By the time Guatemala entered into an intercountry adoption moratorium due to corruption allegations, extreme international pressure, and a 2007 domestic law related to the country's ratification of the Hague Convention, the intercountry adoption system boasted a variety of actors who were all invested in preserving their well-paid jobs (Bunkers and Groza 2012); many attorneys processing inter­national adoptions had become millionaires, while birth mother recruiters and some institution directors had also earned sizeable incomes.

A UN impunity commission investigation found that the orchestration of intercountry adoption fraud also necessitated some family court judges to engage in graft and corruption (Comision Internacional Contra la Impunidad en Guatemala 2010).

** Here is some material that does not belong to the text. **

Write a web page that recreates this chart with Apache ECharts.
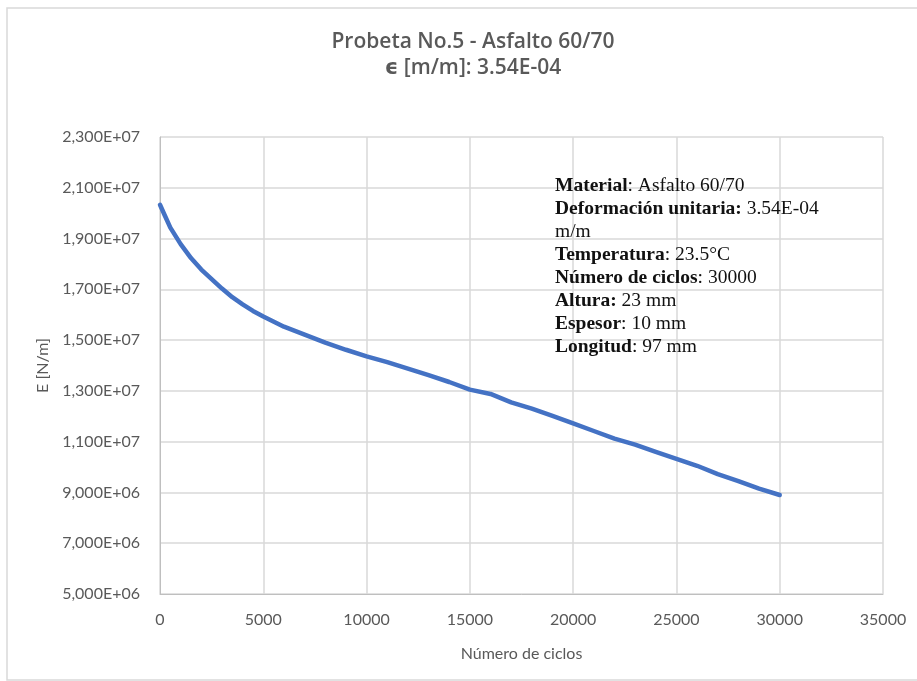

In the social service sector, social workers and foster parents' jobs became entirely anchored to children being streamlined into intercountry adoption. Social work wages ranged from modest to very good: a 2007 investigation by the Hague Permanent Bureau documented that family court/government social workers earned approximately USD$550 monthly (Hague Conference on International Private Law

2007). However, it is known that social workers involved in private children's homes and the management of foster care as agents of adoption agencies and attorneys earned three to four times that amount. While this assertion is not well documented, the lack of transparency in salaries and fees in general during this era is indicative of a highly corrupt system.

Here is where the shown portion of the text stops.